De ce « quoi qu’il leur en coûte », les futures mères ne sont pas non plus informées, ni toujours conscientes tant la la fabrique des inégalités économiques au sein du couple parental est insidieuse.

Pourtant, des statistiques, des études sociologiques, des ouvrages journalistiques, de plus en plus nombreux, documentent ces inégalités.
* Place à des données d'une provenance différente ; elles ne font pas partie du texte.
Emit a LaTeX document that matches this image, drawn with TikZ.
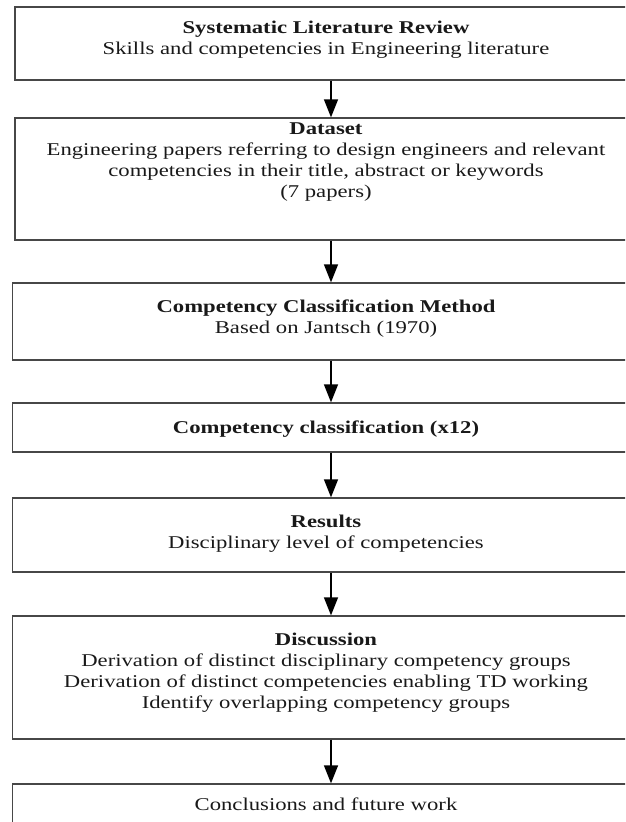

Pourtant, des militantes – et des militants – féministes, de plus en plus nombreuses, travaillent et mobilisent sur ces sujets.

NVEF n’invente rien.

Nos idées sont le prolongement de ce mouvement que nous rejoignons en portant, à travers ce principe d’égalité familiale, une conception féministe et inclusive de la famille.

Nous faisons des propositions permettant de donner un cadre à des revendications qui existent déjà.

Ce cadre, c'est un contrat civil d'union parentale.

A l'intérieur de ce cadre, nous proposons deux mesures de lutter contre l'appauvrissement systémique des mères après la vie conjugale :

Plus largement, nous nous associons à toutes les associations – de défense des droits des femmes et des enfants, de mères isolées, de parentalité féministe, de familles LGBTQIA+… – qui œuvrent déjà et de longue date en faveur de l’égalité familiale. Pour dresser un revendicatif commun et porter, ensemble, une grande loi sur la famille du XXIe siècle.

*Les violences intrafamiliales sont le premier motif d’intervention des forces de l’ordre en France (400 000 par an), devant tous les autres faits de délinquance. Plus de la moitié des « coups et blessures volontaires » enregistrés par les services de police surviennent dans le cadre familial – incluant les violences sur ex-conjointes. Source : "Insécurité et délinquance en 2022", le bilan statistique.

« Toutes les familles – et chaque parent en leur sein – doivent être égales en droits. » Le titre de cette tribune du Monde, initiée par la (future) présidente de NVEF en novembre 2023, résume le principe de l’égalité familiale.

Au nom du Collectif pour une parentalité féministe, cette tribune a recueilli une centaine de signatures.